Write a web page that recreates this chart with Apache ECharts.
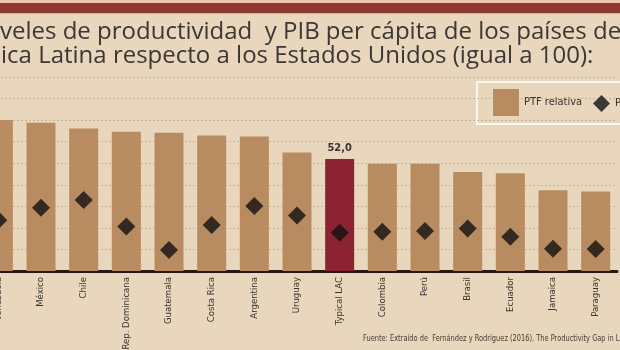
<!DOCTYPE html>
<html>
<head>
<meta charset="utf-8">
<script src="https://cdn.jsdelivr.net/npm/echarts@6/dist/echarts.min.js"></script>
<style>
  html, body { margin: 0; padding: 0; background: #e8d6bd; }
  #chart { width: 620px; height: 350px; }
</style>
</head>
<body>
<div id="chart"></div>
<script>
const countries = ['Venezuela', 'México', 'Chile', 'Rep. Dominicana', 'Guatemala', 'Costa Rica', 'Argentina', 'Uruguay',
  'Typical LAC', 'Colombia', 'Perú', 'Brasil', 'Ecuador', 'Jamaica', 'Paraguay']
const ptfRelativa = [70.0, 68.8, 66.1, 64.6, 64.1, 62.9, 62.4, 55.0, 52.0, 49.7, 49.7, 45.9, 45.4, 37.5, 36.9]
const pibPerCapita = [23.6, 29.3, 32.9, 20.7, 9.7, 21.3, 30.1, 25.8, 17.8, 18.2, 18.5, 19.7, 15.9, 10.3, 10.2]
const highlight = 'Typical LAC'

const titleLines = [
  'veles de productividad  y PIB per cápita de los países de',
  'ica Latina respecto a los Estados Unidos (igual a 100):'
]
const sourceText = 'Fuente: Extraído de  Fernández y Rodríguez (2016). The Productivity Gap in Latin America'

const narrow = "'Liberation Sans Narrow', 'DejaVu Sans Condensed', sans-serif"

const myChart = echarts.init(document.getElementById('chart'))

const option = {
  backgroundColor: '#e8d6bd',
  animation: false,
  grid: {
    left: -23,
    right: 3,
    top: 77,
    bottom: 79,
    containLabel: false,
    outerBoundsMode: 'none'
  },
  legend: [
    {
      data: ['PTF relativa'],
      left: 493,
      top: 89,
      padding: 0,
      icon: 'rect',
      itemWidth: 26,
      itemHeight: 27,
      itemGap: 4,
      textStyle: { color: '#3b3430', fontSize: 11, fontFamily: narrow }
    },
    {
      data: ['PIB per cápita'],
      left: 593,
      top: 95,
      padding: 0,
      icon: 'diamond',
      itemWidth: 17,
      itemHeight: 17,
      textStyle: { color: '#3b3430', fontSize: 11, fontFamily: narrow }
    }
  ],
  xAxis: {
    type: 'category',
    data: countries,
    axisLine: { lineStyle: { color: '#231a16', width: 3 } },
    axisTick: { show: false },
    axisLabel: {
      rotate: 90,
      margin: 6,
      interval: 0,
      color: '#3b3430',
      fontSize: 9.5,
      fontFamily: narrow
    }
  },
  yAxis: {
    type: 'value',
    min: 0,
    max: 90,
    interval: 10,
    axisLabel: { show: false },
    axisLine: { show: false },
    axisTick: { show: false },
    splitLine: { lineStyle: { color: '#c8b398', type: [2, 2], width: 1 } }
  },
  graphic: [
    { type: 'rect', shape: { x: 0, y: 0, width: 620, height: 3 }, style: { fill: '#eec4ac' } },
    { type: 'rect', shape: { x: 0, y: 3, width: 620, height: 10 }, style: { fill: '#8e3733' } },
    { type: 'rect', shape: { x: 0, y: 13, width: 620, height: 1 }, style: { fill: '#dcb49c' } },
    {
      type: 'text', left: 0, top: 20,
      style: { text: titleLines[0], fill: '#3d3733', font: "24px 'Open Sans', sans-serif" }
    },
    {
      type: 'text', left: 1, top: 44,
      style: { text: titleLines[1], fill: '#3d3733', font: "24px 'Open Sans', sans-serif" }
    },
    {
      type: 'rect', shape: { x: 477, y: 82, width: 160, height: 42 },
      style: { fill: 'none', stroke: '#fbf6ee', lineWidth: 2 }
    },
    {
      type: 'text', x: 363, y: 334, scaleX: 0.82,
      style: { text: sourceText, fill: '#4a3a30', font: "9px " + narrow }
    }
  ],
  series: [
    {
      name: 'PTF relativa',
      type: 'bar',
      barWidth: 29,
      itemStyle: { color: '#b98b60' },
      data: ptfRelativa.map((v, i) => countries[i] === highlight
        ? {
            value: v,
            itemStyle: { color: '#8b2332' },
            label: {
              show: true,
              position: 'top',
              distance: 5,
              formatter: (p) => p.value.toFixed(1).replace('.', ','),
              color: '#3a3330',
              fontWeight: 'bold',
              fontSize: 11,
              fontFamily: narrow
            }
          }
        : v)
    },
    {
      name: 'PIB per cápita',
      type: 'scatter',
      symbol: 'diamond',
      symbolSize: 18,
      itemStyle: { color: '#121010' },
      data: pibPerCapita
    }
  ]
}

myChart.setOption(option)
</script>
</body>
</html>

################

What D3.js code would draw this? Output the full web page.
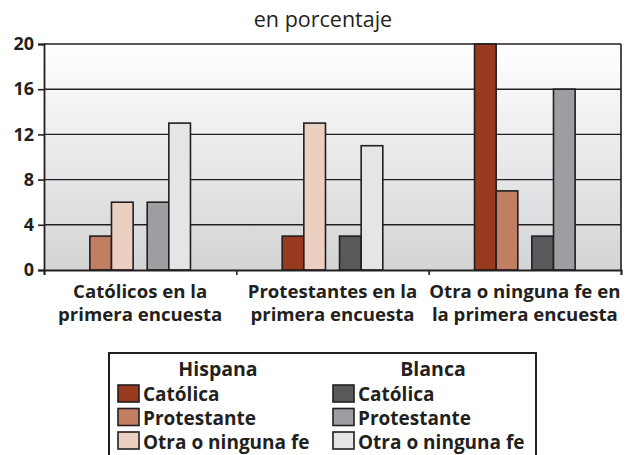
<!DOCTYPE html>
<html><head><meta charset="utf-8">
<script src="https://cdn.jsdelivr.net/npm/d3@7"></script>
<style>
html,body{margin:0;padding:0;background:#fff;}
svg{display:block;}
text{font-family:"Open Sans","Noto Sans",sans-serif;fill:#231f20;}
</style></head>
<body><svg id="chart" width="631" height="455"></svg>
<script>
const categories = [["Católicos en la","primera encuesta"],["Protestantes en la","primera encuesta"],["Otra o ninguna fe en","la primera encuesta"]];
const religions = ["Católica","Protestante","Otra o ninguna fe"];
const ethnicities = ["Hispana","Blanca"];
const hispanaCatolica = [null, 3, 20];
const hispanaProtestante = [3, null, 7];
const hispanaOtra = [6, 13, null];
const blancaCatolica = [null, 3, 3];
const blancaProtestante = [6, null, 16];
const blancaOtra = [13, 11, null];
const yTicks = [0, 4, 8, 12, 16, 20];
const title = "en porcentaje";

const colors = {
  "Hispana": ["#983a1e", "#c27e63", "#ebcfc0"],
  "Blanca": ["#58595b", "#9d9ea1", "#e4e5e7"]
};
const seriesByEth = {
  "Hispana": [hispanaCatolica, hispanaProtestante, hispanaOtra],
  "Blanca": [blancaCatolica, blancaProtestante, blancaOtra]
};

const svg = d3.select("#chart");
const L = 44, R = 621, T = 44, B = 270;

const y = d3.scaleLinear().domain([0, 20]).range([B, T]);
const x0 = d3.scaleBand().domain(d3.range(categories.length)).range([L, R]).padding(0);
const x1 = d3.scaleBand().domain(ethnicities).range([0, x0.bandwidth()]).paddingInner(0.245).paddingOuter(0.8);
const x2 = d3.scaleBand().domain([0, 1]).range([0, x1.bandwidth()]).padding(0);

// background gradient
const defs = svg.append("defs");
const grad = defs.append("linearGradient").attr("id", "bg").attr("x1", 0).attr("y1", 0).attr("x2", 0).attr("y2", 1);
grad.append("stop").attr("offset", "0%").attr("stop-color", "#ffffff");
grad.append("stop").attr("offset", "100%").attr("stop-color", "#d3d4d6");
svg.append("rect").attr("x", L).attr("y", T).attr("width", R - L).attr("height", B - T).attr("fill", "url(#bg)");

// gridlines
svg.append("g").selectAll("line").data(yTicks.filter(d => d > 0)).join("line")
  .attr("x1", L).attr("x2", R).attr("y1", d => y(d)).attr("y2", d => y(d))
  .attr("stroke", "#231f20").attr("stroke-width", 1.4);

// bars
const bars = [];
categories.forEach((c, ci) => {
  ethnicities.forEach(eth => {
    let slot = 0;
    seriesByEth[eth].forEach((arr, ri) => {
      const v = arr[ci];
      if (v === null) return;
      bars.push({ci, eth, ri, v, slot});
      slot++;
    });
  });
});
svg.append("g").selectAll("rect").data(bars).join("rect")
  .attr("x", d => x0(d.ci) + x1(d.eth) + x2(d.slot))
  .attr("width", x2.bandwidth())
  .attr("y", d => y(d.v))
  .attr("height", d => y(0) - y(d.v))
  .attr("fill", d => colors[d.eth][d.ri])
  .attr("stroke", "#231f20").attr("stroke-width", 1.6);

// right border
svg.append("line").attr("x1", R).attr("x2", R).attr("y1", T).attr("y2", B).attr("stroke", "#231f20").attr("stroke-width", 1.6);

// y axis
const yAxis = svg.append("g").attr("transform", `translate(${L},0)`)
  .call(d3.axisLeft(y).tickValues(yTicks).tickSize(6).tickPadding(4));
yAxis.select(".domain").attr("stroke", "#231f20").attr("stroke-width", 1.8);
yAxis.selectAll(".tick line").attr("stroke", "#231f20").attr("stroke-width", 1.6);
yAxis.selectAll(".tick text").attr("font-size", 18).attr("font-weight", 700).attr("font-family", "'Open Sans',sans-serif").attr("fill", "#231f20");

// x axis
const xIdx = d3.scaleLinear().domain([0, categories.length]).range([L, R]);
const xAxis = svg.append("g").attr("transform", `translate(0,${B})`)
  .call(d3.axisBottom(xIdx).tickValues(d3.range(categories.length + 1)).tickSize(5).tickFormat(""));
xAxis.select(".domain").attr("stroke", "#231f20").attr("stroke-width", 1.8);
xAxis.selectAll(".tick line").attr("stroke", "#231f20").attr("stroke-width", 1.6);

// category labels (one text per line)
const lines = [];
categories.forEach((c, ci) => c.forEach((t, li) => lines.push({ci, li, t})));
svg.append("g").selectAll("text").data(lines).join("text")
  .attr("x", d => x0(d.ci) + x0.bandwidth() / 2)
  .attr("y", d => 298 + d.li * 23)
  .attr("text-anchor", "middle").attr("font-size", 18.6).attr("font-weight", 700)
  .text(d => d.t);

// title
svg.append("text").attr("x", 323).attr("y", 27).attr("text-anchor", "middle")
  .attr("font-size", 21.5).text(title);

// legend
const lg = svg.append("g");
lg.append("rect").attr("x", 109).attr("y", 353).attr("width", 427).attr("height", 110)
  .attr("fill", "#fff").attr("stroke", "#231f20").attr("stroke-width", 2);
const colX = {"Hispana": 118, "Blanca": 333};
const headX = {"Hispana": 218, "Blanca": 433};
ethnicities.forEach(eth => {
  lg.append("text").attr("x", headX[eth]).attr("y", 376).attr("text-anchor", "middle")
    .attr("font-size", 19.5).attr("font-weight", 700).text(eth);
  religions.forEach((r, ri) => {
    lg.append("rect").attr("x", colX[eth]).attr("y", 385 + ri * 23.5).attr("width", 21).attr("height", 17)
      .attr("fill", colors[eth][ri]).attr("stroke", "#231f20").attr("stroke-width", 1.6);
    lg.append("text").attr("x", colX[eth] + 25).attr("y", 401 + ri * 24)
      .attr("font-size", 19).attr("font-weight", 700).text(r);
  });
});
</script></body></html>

################

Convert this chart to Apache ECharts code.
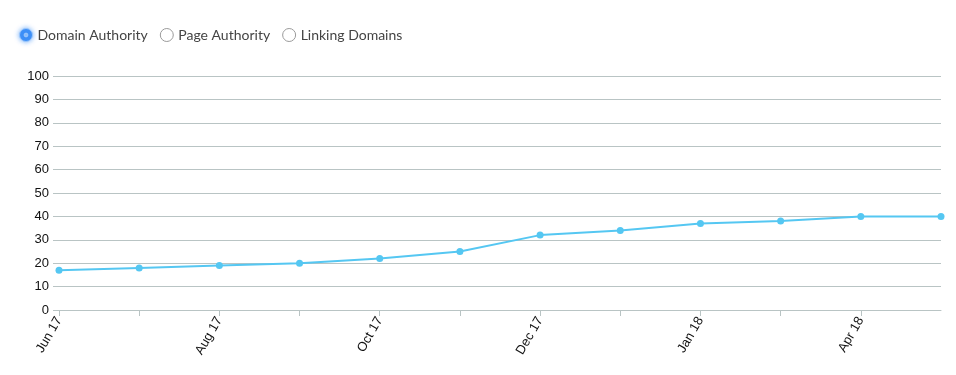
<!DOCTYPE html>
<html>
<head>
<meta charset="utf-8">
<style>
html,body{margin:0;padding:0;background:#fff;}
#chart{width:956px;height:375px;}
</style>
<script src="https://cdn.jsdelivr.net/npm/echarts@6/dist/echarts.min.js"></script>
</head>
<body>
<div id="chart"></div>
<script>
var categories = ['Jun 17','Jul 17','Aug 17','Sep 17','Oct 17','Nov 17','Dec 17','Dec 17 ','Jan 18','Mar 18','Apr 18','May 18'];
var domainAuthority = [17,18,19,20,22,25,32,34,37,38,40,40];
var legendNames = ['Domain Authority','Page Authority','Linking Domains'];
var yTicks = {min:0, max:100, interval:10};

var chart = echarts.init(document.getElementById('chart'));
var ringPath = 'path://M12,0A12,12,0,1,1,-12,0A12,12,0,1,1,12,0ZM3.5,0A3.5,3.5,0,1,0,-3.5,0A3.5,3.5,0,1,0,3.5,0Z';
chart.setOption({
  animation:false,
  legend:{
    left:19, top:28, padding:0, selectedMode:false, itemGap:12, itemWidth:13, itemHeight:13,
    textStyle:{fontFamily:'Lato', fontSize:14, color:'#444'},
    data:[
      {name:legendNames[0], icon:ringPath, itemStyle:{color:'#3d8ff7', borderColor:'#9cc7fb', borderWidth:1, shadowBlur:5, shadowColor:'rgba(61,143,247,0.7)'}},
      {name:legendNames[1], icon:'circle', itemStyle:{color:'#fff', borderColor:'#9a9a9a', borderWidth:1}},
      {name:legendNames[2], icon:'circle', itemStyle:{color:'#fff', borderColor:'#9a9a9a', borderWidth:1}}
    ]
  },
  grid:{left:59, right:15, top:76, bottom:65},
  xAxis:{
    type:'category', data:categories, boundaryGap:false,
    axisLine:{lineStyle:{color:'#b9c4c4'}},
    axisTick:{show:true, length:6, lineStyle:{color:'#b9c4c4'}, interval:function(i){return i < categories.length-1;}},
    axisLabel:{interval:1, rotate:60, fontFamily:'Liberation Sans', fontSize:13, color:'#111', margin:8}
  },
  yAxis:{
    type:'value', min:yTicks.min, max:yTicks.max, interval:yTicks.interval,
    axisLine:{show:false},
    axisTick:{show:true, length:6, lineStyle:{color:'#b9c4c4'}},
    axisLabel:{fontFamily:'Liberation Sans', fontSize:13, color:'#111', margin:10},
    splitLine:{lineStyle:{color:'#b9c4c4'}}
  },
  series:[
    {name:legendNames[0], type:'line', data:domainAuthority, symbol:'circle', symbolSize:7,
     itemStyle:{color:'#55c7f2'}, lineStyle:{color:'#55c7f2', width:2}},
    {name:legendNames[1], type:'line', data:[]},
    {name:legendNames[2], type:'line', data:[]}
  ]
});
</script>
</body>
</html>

################

[WHAT TO DO]
Looking at the records above, work out how many lines include the word "Apache", then give that number by itself.

[RESPONSE]
2